This story was written by Maxwell Brem, FES director of external relations.
Two master’s students in York’s Faculty of Environmental Studies have received high accolades from the Canadian Institute of Planners (CIP), the national professional institute and certification body for the planning profession in Canada.
The institute annually awards four scholarships to students who submit outstanding research proposals on a subject of planning interest. This year, two of the four recipients are master’s students in York’s Faculty of Environmental Studies: C. Andrés Vélez Guerra and Francis Kwashie.
The students, selected out of a field of 32 candidates, submitted their MES major research paper proposals for the competition. They are working toward completion of this research as the culminating activity in the MES program.
Guerra’s research deals with land tenure issues in an urban slum district in his native Colombia. Kwashie focuses on the challenge to planning posed by pluralistic, multicultural communities such as the Jane-Finch neighbourhood in Toronto.
Their winning proposals, which were deemed by the CIP jury to be innovative and methodologically sound, explore issues at the forefront of Canadian and international planning practice and development. The jury comprised five professional planners from a cross-section of provinces and sectors in Canada.
Adam Legge of PricewaterhouseCoopers LLP, member of CIP and president of the CIP Student Scholarship Trust Fund, said the proposals submitted by Guerra and Kwashie “were very well written, with thorough insight and consideration of the issues.
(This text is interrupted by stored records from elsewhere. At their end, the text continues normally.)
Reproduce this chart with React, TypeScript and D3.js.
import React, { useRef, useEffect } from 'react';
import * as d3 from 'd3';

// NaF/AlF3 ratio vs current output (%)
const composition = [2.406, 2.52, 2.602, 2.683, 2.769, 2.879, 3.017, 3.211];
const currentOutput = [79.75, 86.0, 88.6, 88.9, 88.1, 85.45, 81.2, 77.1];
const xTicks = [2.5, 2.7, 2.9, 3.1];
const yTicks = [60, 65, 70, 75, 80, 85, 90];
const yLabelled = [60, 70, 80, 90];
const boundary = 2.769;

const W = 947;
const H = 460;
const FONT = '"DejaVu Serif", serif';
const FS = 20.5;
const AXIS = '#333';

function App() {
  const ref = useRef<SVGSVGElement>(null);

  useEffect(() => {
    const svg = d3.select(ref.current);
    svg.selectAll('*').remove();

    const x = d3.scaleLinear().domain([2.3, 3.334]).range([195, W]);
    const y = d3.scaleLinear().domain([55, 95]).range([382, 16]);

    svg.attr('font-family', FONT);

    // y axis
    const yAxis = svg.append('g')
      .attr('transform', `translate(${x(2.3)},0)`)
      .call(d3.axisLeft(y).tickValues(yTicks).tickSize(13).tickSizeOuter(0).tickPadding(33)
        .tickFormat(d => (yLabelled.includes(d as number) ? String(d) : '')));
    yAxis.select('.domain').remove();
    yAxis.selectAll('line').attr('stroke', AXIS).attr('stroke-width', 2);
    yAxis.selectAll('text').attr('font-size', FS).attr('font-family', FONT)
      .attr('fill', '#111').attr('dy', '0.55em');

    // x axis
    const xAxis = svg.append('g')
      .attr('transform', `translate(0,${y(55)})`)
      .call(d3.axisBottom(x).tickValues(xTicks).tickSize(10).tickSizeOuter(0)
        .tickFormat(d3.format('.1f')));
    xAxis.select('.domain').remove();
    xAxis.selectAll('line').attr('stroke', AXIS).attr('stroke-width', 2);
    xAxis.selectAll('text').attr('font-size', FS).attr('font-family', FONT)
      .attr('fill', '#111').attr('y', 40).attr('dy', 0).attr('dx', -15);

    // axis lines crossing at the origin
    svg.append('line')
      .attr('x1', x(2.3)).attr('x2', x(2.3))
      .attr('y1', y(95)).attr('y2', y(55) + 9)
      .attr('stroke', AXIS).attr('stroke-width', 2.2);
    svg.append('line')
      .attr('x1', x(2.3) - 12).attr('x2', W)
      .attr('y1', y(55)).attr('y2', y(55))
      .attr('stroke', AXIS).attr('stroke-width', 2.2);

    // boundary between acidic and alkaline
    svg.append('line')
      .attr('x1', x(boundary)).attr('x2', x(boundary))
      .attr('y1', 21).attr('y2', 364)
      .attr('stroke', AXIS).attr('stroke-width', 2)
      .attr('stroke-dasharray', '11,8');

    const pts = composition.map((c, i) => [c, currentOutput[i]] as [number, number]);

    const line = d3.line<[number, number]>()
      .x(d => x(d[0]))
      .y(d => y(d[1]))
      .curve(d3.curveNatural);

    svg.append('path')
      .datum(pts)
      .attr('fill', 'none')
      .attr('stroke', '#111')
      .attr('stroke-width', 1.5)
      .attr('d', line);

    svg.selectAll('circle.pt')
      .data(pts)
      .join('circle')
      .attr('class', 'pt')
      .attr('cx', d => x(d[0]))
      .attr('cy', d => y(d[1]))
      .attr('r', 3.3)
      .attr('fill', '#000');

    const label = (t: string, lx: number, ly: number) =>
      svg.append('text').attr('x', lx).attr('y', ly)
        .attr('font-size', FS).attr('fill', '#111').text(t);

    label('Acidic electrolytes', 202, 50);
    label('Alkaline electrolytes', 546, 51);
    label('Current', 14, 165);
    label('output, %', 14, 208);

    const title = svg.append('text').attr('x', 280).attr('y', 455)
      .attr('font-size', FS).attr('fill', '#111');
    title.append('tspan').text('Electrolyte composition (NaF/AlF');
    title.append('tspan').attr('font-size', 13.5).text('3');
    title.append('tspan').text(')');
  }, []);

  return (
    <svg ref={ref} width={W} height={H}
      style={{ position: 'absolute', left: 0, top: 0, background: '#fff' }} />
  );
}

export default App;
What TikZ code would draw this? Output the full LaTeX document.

The jury was most impressed by the quality of their submissions.”
The MES students each received $2,000 plus travel expenses to receive their award at the annual CIP conference and banquet in Halifax this week.
Said FES Professor Liette Gilbert, who is supervising both students’ research: “These are highly competitive scholarships and it is wonderful that both Andrés and Francis got them.”
Synopses of the winning proposals:
Andrés Vélez Guerra (right), born in Colombia, has focused his research on how local government land policies and urban planning initiatives responded to illegal lot subdivision and “land invasion” on the outskirts of the Colombian city of Cali.
The Aguablanca district of Cali, home to thousands of landless families who live in extreme poverty, was the scene of the largest spontaneous, unauthorized land settlement in Colombia’s history.
In Latin America, insecurity of land tenure in slum areas surrounding big cities is one of the most serious problems that policy makers face. There are few legal tools to grant land tenure to slum dwellers who have subdivided land and to encourage “normalization” of their settlement. These areas grossly lack public services.
Guerra’s paper documents the political, social and technical strategies surrounding the programs and policies involved in the land tenure struggles in the district. Since the late 1980s a consortium of public and private institutions and organizations has attempted to address these issues. He hopes his research will provide some insight for the planning of urban rehabilitation programs in similar marginal settlements in Latin America.
Francis Kwashie (left), originally from Ghana, also addresses issues of marginality – specifically, issues of planning under multiculturalism in Toronto’s Jane-Finch community. With its prominent black population, the Jane-Finch area has become a test-bed of multiculturalism.
“Planning for multicultural urban areas has become a challenge for the planning profession,” Francis wrote in his research proposal, “because multicultural diversity and urban space mutually structure each other in spite of the multidimensionality and shifting nature of this relationship.
“This new urbanity has implications for a planning practice that has been traditionally based on universalistic frameworks regarded as neutral, unbiased to people of different ethnic and cultural backgrounds. It also has wider implications for public policy, immigration and national integration.”
Kwashie’s research addresses such questions as:
- Who sets the agenda for planning in the Jane-Finch neighbourhood?
- How are the multiple stakeholders involved in the process?
- Does ethnicity, culture, race, or income determine the way planning is carried out in the neighborhood?
- Who gets what, where and how in regard to resource provision and allocation?
- How do planners perceive the Canadian Multiculturalism Act and how does it influence their work?
Kwashie wants to inform how planning can be done equitably, both in a procedural sense and to address the needs of multicultural urban neighborhoods.
Guerra and Kwashie worked in the planning field in their home countries before applying to study in the MES program at York. They are student members of the Ontario Professional Planners Institute and the Canadian Institute of Planners.